Tryst With Leverge: How Three Arrows Capital Shattered Itself

Tryst With Leverge: How Three Arrows Capital  Shattered Itself

The crypto industry was very much influenced by leverage. And Grayscale Bitcoin Trust (GBTC). When it was the time for scouting profits, GBTC was the avenue where the elite went shopping.

The Grayscale Bitcoin Trust is a digital currency investment product. Individual investors can buy and sell GBTC shares through their own brokerage accounts.

It is a publicly traded SEC reporting company on an over-the-counter market. Its success works in tandem with the performance of Bitcoin, the currency it solely depends upon.

The 'Premium' Party

The bull market and retail enthusiasm caused the Grayscale Bitcoin Trust to trade at a substantial premium to NAV for almost three full years. This resulted in one super lucrative opportunity for hedge funds: pseudo-arbitrage. This allowed some specific hedge funds to deposit their Bitcoins at GBTC against 20%-30% more shares of the Trust Fund.
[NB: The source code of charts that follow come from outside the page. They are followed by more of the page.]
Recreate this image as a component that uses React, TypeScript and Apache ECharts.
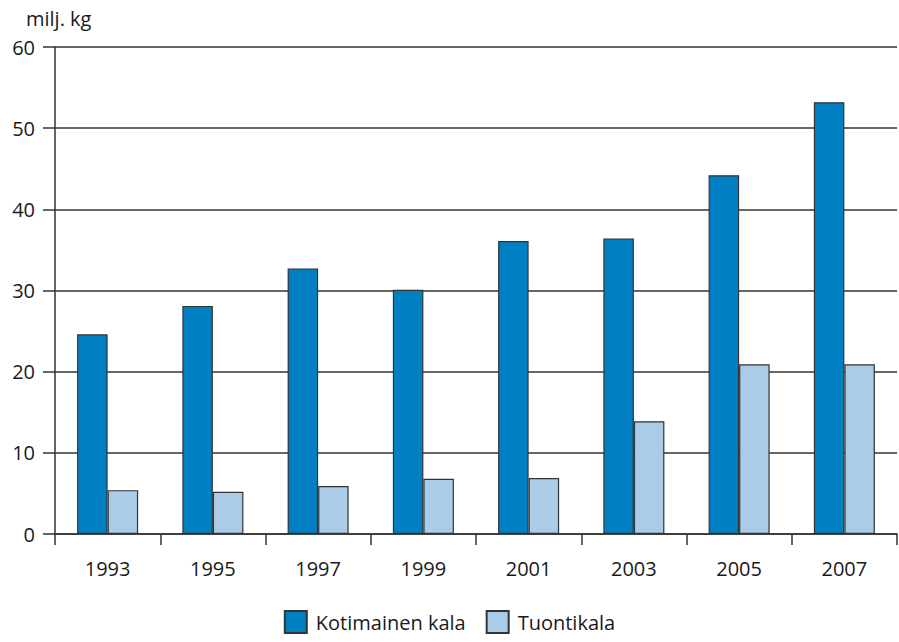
import React, { useEffect, useRef } from "react";
import * as echarts from "echarts";

const years = ["1993", "1995", "1997", "1999", "2001", "2003", "2005", "2007"];
const kotimainen = [24.6, 28.1, 32.7, 30.1, 36.1, 36.4, 44.2, 53.2];
const tuonti = [5.4, 5.2, 5.9, 6.8, 6.9, 13.9, 20.9, 20.9];
const yTicks = [0, 10, 20, 30, 40, 50, 60];

const FONT = "'Open Sans', 'Noto Sans', sans-serif";

export default function App() {
  const ref = useRef<HTMLDivElement>(null);
  useEffect(() => {
    if (!ref.current) return;
    const chart = echarts.init(ref.current, undefined, { renderer: "svg" });
    chart.setOption({
      animation: false,
      textStyle: { fontFamily: FONT },
      grid: { left: 55, right: 2, top: 47, bottom: 108, containLabel: false },
      title: {
        text: "milj. kg",
        left: 21,
        top: 3,
        textStyle: { fontFamily: FONT, fontSize: 20, fontWeight: "normal", color: "#1a1a1a" },
      },
      legend: {
        bottom: 3,
        left: "center",
        itemWidth: 22,
        itemHeight: 22,
        itemGap: 20,
        icon: "rect",
        textStyle: { fontFamily: FONT, fontSize: 20, color: "#1a1a1a", padding: [0, 0, 0, 4] },
        data: ["Kotimainen kala", "Tuontikala"],
      },
      xAxis: {
        type: "category",
        data: years,
        boundaryGap: true,
        axisLine: { lineStyle: { color: "#333", width: 1.5 } },
        axisTick: { show: true, length: 11, alignWithLabel: false, lineStyle: { color: "#333", width: 1.5 } },
        axisLabel: { fontFamily: FONT, fontSize: 20, color: "#1a1a1a", margin: 24 },
      },
      yAxis: {
        type: "value",
        min: 0,
        max: 60,
        interval: 10,
        axisLine: { show: true, lineStyle: { color: "#333", width: 1.5 } },
        axisTick: { show: true, length: 12, lineStyle: { color: "#333", width: 1.5 } },
        axisLabel: {
          fontFamily: FONT,
          fontSize: 20,
          color: "#1a1a1a",
          margin: 20,
          formatter: (v: number) => (yTicks.includes(v) ? String(v) : ""),
        },
        splitLine: { show: true, lineStyle: { color: "#333", width: 1.5 } },
      },
      series: [
        {
          name: "Kotimainen kala",
          type: "bar",
          data: kotimainen,
          barGap: "0%",
          barCategoryGap: "42%",
          itemStyle: { color: "#0080C3", borderColor: "#333", borderWidth: 1.2 },
        },
        {
          name: "Tuontikala",
          type: "bar",
          data: tuonti,
          barGap: "0%",
          barCategoryGap: "42%",
          itemStyle: { color: "#AACCE8", borderColor: "#333", borderWidth: 1.2 },
        },
      ],
    });
    return () => chart.dispose();
  }, []);
  return <div ref={ref} style={{ width: 899, height: 642, position: "absolute", left: 0, top: 0 }} />;
}
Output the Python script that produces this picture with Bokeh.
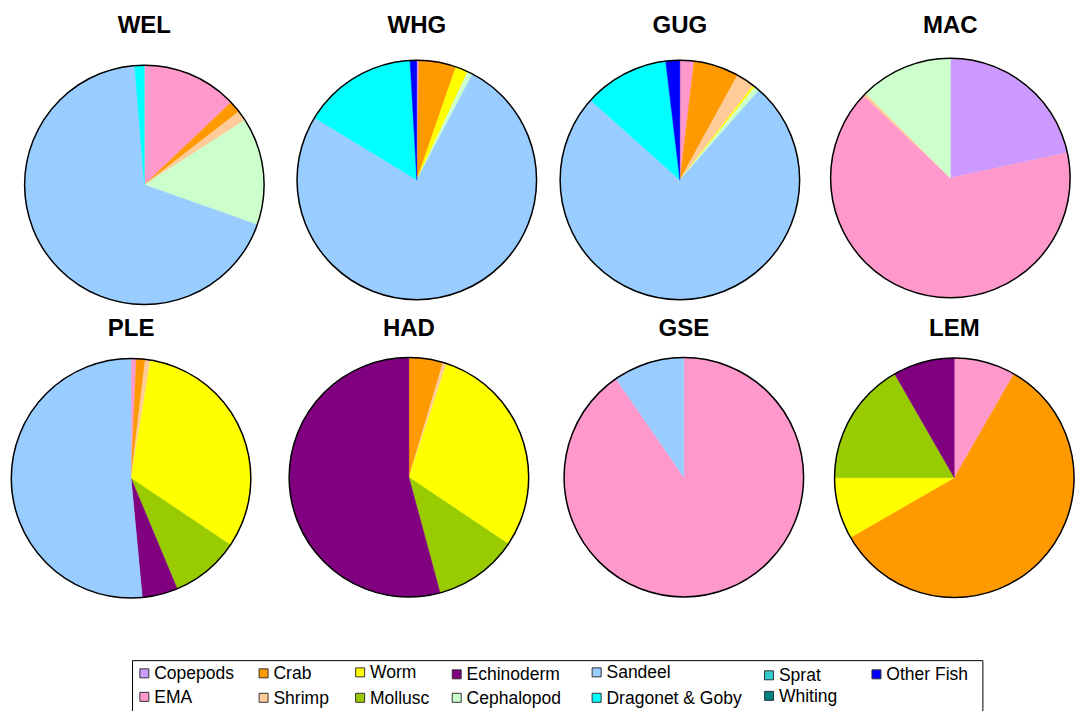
import numpy as np
from bokeh.plotting import figure
from bokeh.models import Range1d, ColumnDataSource
from bokeh.core.properties import value
from bokeh.embed import file_html
from bokeh.resources import INLINE

# ---------------- data ----------------
categories = ["Copepods", "EMA", "Crab", "Shrimp", "Worm", "Mollusc", "Echinoderm",
              "Cephalopod", "Sandeel", "Dragonet & Goby", "Sprat", "Whiting", "Other Fish"]
colors = ["#CC99FF", "#FF99CC", "#FF9900", "#FFCC99", "#FFFF00", "#99CC00", "#800080",
          "#CCFFCC", "#99CCFF", "#00FFFF", "#33CCCC", "#008080", "#0000FF"]

species = ["WEL", "WHG", "GUG", "MAC", "PLE", "HAD", "GSE", "LEM"]
#       Cop   EMA   Crab  Shr  Worm  Moll  Echi  Ceph  Sand  Drag  Spr Whi  Oth
WEL = [0.0, 12.9, 1.6, 1.4, 0.0, 0.0, 0.0, 14.5, 68.3, 1.3, 0.0, 0.0, 0.0]
WHG = [0.0, 0.3, 5.0, 0.0, 1.7, 0.0, 0.0, 0.7, 76.0, 15.4, 0.0, 0.0, 0.9]
GUG = [0.0, 1.9, 6.1, 2.5, 0.3, 0.0, 0.0, 0.7, 75.1, 11.5, 0.0, 0.0, 1.9]
MAC = [21.6, 65.5, 0.0, 0.4, 0.0, 0.0, 0.0, 12.5, 0.0, 0.0, 0.0, 0.0, 0.0]
PLE = [0.0, 0.7, 1.2, 0.7, 31.8, 9.3, 4.8, 0.0, 51.5, 0.0, 0.0, 0.0, 0.0]
HAD = [0.0, 0.0, 4.6, 0.5, 29.3, 11.4, 54.2, 0.0, 0.0, 0.0, 0.0, 0.0, 0.0]
GSE = [0.0, 90.4, 0.0, 0.0, 0.0, 0.0, 0.0, 0.0, 9.6, 0.0, 0.0, 0.0, 0.0]
LEM = [0.0, 8.3, 58.4, 0.0, 8.3, 16.7, 8.3, 0.0, 0.0, 0.0, 0.0, 0.0, 0.0]
diets = [WEL, WHG, GUG, MAC, PLE, HAD, GSE, LEM]

# ---------------- layout (reference pixels, 1091 x 727) ----------------
W, H = 1075, 711
REF_W, REF_H = 1091, 727
SX, SY = W / REF_W, H / REF_H

pie_cx = [146, 422.5, 689.5, 964, 132.5, 414.5, 693.5, 968.0]
pie_cy = [188.5, 183.5, 183.5, 181.5, 488.5, 487.5, 487.5, 488.0]
pie_r = 122
title_cy = [25, 25, 25, 25, 334, 334, 334, 334]

leg_sq_x = [146, 146, 267, 267, 365, 365, 463, 463, 605, 605, 780, 780, 889]
leg_y = [688, 712, 688, 713, 687, 713, 689, 713, 687, 713, 690, 711, 689]


def X(px):
    return px * SX


def Y(py):
    return (REF_H - py) * SY


p = figure(width=W, height=H, x_range=Range1d(0, W), y_range=Range1d(0, H),
           output_backend="svg", toolbar_location=None, min_border=0)
p.axis.visible = False
p.grid.visible = False
p.outline_line_color = None
p.background_fill_color = "white"
p.border_fill_color = "white"

FONT = value("Liberation Sans")
R = pie_r * (SX + SY) / 2

for name, vals, cx, cy, ty in zip(species, diets, pie_cx, pie_cy, title_cy):
    v = np.array(vals, dtype=float)
    frac = v / v.sum()
    cum = np.concatenate([[0.0], np.cumsum(frac)])
    keep = v > 0
    a0 = cum[:-1][keep] * 2 * np.pi
    a1 = cum[1:][keep] * 2 * np.pi
    cols = [c for c, k in zip(colors, keep) if k]
    src = ColumnDataSource(dict(
        x=[X(cx)] * len(cols), y=[Y(cy)] * len(cols),
        start=np.pi / 2 - a1, end=np.pi / 2 - a0, color=cols))
    p.wedge(x="x", y="y", radius=R, start_angle="start", end_angle="end",
            fill_color="color", line_color="color", line_width=0.4, source=src)
    p.circle(x=[X(cx)], y=[Y(cy)], radius=R, fill_color=None,
             line_color="black", line_width=1.5)
    p.text(x=[X(cx)], y=[Y(ty)], text=[name], text_font=FONT,
           text_font_style="bold", text_font_size="24px",
           text_align="center", text_baseline="middle", text_color="black")

# legend box (bottom runs past the page edge like the reference)
p.quad(left=[X(134)], right=[X(997)], top=[Y(675)], bottom=[Y(760)],
       fill_color=None, line_color="black", line_width=1)

p.rect(x=[X(v) for v in leg_sq_x], y=[Y(v) for v in leg_y], width=9, height=9,
       fill_color=colors, line_color="#333333", line_width=1)
p.text(x=[X(v + 10) for v in leg_sq_x], y=[Y(v) for v in leg_y], text=categories,
       text_font=FONT, text_font_size="17.5px", text_align="left",
       text_baseline="middle", text_color="black")

open("out.html", "w").write(file_html(p, INLINE))
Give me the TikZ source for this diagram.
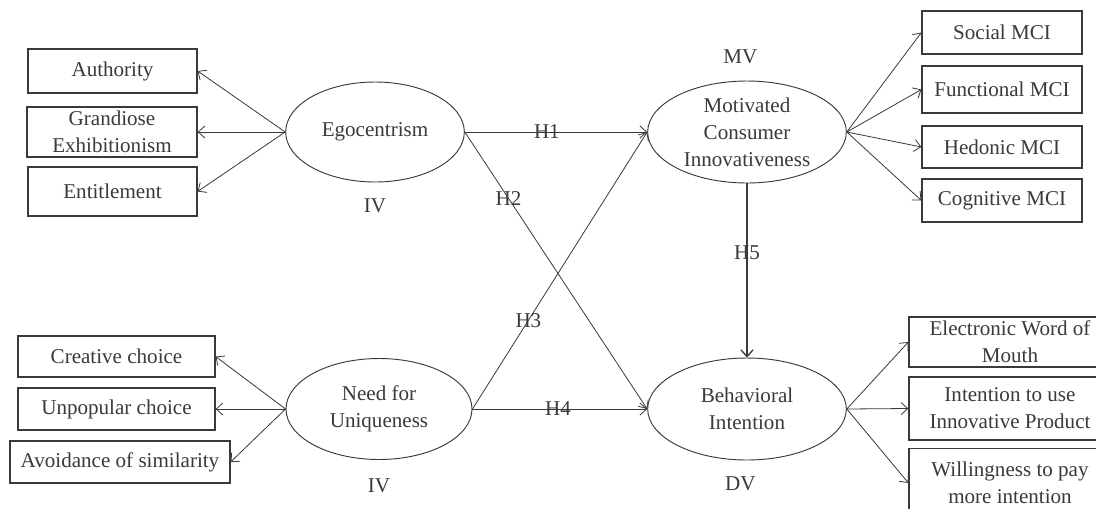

Obviously, there was a catch. GBTC had a lock-up period of about six months, so it wasn't exactly free money. As long as the premiums hold tight, it wasn't a bad deal.

3AC and Its Tryst with Leverage.

But for hedge funds like 3AC, this wasn't enough. They could have settled for a 40+% annualized return on their GBTC shares, but they went otherwise. 3AC levered their books by borrowing USD by pledging their GBTC shares.

The borrowed USD was then exchanged for UST (Terra's stablecoin). The UST was then deposited on Anchor Protocol to pick up another 19% in yields.

Instead of hedging the GBTC risk, they amplified it.

What made 3AC miss out on was the perception of correlation between GBTC and Anchor Protocol. They both were being amplified by retail enthusiasm.

When the professional leverage piled up, retail demand spooked out, creating a default in trades by 3AC.

The 'Un-Collateralized' Drama

More or less like the financial crisis of 2008, the crypto lenders like Celsius, Voyager, and BlockFi let them take quite a lot.

Voyager, according to sources, lent to 3AC at a neat 12% 'un-collateralized' basis.

The positions that crypto funds financed eventually turned out to be too big for the market to bear.

But unlike the 2008 financial crisis, people had some anticipation of the housing bubble. But here in crypto, the market was significantly clueless about the impact of those two trades financed by 3AC.

Even there were few counts of Twitter users creating threads about Terra (LUNA) going south. Therefore one of the obvious thing was: An implosion was a possibility.

Surprisingly, 3AC, while buying UST against GBTC, was also buying Luna—the token that was existing to backstop the falling value of UST.

Moreover, it is deep into human psychology: when things are going well, the tendency to subscribe to wacky risks increases tremendously.

Since it was a bull market and the monkey brain watched others make money, the only way up is to limit up. Limit up the risk taken, limit the account leverage, and limit the exposure.

Not being able to cope up with extreme market movements, 3AC finally announced the filing for Chapter 15 Bankruptcy.